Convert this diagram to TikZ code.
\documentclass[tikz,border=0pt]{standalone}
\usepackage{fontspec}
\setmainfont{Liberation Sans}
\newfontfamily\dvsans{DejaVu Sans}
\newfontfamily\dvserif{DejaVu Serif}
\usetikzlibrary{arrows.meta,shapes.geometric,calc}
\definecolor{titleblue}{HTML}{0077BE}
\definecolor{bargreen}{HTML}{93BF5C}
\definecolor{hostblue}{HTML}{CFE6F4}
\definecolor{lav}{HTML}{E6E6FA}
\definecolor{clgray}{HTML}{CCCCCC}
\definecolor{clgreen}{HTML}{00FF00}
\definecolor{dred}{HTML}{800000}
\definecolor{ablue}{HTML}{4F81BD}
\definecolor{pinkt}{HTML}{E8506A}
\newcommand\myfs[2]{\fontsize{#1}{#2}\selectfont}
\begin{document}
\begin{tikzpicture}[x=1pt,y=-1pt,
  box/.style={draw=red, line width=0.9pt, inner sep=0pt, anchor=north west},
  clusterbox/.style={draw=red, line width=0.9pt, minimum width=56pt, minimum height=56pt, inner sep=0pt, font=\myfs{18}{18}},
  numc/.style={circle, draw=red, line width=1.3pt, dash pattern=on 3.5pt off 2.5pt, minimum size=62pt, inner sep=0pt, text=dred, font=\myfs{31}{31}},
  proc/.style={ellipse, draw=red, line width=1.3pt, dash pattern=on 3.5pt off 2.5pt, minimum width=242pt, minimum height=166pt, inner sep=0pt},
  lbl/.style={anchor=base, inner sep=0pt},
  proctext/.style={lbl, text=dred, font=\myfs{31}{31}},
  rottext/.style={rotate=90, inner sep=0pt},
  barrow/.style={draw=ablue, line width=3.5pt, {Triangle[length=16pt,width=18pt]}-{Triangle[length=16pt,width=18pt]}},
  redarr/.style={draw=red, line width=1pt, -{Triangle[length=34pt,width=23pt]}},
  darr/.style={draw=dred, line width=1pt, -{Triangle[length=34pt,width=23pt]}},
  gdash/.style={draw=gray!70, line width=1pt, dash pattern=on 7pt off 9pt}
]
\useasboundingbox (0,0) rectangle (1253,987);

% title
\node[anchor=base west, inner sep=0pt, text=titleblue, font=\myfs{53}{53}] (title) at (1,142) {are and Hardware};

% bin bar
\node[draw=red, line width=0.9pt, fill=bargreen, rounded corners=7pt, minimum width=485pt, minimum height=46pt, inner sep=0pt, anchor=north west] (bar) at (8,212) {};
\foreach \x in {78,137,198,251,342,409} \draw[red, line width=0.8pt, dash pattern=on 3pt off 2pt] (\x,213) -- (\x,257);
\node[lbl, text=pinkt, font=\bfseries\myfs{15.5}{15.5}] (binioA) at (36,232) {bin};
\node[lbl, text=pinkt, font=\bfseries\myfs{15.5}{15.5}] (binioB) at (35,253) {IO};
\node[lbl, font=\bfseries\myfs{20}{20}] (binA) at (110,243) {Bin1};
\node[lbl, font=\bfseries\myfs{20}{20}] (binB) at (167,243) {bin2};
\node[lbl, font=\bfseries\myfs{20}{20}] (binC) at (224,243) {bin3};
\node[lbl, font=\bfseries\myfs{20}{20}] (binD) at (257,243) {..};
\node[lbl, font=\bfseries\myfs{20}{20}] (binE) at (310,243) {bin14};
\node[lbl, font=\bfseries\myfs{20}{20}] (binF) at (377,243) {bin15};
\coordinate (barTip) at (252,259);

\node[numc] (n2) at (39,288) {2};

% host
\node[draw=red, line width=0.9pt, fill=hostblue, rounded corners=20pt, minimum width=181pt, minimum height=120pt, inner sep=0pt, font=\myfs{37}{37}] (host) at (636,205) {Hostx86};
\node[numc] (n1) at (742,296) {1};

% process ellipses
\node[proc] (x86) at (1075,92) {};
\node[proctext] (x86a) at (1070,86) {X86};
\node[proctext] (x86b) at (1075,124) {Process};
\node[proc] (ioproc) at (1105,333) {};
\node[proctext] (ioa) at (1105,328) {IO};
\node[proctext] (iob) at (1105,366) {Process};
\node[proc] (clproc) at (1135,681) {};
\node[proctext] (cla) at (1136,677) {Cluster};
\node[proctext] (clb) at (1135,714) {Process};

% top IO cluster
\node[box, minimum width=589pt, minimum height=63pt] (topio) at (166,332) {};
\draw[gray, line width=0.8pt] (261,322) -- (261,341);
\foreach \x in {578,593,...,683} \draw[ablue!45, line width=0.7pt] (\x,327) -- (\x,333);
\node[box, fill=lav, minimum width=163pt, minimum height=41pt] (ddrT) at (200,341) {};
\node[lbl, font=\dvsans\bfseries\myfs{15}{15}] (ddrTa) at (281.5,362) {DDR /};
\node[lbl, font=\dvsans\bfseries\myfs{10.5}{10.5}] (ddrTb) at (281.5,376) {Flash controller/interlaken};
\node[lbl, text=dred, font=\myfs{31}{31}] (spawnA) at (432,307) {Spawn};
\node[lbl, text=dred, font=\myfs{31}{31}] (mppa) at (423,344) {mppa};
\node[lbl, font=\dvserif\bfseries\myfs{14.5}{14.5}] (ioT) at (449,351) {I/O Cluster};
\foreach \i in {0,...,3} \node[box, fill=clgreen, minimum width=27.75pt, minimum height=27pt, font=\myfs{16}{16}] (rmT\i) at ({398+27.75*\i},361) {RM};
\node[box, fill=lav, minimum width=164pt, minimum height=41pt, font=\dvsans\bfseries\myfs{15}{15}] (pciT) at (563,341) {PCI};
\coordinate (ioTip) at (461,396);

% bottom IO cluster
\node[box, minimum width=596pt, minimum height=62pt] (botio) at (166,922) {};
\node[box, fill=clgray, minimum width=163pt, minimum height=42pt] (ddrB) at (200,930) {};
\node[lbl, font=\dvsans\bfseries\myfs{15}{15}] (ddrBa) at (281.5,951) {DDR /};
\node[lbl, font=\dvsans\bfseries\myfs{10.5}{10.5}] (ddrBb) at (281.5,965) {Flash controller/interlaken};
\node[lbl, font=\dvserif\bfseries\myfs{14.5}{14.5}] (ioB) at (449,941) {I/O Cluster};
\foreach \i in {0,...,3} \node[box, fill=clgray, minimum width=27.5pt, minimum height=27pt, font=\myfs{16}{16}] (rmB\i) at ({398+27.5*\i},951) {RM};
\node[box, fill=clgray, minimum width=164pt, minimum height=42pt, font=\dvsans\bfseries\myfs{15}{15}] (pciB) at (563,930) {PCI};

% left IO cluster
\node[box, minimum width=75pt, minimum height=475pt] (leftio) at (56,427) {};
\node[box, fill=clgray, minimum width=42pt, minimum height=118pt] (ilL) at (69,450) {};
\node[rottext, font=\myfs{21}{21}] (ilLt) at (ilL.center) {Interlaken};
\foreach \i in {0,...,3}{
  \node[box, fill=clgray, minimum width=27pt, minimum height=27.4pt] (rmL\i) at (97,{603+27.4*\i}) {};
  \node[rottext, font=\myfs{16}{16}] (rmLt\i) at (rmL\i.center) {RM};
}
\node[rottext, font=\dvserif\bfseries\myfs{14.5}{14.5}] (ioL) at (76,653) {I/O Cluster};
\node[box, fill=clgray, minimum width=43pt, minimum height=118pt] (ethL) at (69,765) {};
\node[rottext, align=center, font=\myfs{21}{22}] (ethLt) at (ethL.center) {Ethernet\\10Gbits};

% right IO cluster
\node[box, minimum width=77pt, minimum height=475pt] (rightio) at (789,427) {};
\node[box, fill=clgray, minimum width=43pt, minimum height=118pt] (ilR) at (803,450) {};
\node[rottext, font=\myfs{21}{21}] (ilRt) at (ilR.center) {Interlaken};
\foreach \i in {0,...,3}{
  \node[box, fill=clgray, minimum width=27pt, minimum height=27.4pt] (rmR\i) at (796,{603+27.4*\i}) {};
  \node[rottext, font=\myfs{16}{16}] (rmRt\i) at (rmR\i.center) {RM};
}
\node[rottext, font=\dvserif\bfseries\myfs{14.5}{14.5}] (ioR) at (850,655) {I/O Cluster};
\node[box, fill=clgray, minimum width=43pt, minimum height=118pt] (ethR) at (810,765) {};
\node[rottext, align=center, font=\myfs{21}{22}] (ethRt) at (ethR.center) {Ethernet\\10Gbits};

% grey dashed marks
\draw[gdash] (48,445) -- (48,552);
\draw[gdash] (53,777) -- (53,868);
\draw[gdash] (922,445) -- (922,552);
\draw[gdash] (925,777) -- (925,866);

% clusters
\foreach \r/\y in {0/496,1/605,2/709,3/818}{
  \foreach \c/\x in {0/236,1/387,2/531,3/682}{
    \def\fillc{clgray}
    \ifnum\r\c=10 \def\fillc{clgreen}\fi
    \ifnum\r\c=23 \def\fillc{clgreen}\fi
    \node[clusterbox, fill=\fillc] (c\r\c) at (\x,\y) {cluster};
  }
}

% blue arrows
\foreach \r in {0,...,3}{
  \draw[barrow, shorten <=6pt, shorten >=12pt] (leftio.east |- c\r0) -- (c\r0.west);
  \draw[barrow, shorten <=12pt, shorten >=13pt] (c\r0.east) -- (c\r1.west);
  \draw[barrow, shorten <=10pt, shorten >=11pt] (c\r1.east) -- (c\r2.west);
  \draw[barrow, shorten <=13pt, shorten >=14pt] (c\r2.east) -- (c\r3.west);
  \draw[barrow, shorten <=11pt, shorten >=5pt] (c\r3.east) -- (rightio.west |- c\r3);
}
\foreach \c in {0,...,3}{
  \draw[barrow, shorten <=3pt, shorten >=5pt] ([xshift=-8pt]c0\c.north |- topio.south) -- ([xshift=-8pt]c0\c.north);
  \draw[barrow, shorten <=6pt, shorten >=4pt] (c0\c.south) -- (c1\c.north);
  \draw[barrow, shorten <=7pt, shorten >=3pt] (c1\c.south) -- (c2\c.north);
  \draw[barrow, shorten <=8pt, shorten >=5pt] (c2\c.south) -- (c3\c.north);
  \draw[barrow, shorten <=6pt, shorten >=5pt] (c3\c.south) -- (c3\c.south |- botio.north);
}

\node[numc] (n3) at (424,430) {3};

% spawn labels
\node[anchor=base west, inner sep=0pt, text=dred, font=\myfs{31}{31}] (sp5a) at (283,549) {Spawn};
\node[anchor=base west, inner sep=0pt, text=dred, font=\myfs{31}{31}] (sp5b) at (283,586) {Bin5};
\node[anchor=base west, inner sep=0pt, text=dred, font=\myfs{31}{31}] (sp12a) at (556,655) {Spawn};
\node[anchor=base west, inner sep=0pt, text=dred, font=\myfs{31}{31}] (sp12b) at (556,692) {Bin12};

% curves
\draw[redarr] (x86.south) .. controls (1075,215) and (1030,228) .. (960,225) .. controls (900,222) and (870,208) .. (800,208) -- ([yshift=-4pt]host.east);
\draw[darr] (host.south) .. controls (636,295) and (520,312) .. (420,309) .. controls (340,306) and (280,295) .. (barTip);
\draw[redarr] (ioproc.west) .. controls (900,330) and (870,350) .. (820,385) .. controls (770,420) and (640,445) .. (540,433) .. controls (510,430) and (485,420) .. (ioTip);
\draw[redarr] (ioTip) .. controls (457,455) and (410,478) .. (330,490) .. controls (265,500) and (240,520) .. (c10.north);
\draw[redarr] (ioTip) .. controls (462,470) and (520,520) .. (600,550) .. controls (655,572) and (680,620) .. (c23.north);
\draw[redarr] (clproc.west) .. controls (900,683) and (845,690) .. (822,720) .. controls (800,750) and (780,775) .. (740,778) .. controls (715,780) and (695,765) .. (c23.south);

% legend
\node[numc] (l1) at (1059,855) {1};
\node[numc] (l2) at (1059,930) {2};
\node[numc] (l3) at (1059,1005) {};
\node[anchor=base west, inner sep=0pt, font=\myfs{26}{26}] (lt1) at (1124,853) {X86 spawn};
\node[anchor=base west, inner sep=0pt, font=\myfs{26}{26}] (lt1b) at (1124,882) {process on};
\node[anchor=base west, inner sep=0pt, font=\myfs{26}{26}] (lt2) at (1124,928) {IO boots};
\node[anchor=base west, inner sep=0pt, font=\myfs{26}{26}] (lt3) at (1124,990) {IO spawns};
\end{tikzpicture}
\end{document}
····················
Goal of the exercise.
Look above and repeat, character for character, the lines from the first one to the line with "(title) at (1,142)", counting both.

Completed task.
Convert this diagram to TikZ code.
\documentclass[tikz,border=0pt]{standalone}
\usepackage{fontspec}
\setmainfont{Liberation Sans}
\newfontfamily\dvsans{DejaVu Sans}
\newfontfamily\dvserif{DejaVu Serif}
\usetikzlibrary{arrows.meta,shapes.geometric,calc}
\definecolor{titleblue}{HTML}{0077BE}
\definecolor{bargreen}{HTML}{93BF5C}
\definecolor{hostblue}{HTML}{CFE6F4}
\definecolor{lav}{HTML}{E6E6FA}
\definecolor{clgray}{HTML}{CCCCCC}
\definecolor{clgreen}{HTML}{00FF00}
\definecolor{dred}{HTML}{800000}
\definecolor{ablue}{HTML}{4F81BD}
\definecolor{pinkt}{HTML}{E8506A}
\newcommand\myfs[2]{\fontsize{#1}{#2}\selectfont}
\begin{document}
\begin{tikzpicture}[x=1pt,y=-1pt,
  box/.style={draw=red, line width=0.9pt, inner sep=0pt, anchor=north west},
  clusterbox/.style={draw=red, line width=0.9pt, minimum width=56pt, minimum height=56pt, inner sep=0pt, font=\myfs{18}{18}},
  numc/.style={circle, draw=red, line width=1.3pt, dash pattern=on 3.5pt off 2.5pt, minimum size=62pt, inner sep=0pt, text=dred, font=\myfs{31}{31}},
  proc/.style={ellipse, draw=red, line width=1.3pt, dash pattern=on 3.5pt off 2.5pt, minimum width=242pt, minimum height=166pt, inner sep=0pt},
  lbl/.style={anchor=base, inner sep=0pt},
  proctext/.style={lbl, text=dred, font=\myfs{31}{31}},
  rottext/.style={rotate=90, inner sep=0pt},
  barrow/.style={draw=ablue, line width=3.5pt, {Triangle[length=16pt,width=18pt]}-{Triangle[length=16pt,width=18pt]}},
  redarr/.style={draw=red, line width=1pt, -{Triangle[length=34pt,width=23pt]}},
  darr/.style={draw=dred, line width=1pt, -{Triangle[length=34pt,width=23pt]}},
  gdash/.style={draw=gray!70, line width=1pt, dash pattern=on 7pt off 9pt}
]
\useasboundingbox (0,0) rectangle (1253,987);

% title
\node[anchor=base west, inner sep=0pt, text=titleblue, font=\myfs{53}{53}] (title) at (1,142) {are and Hardware};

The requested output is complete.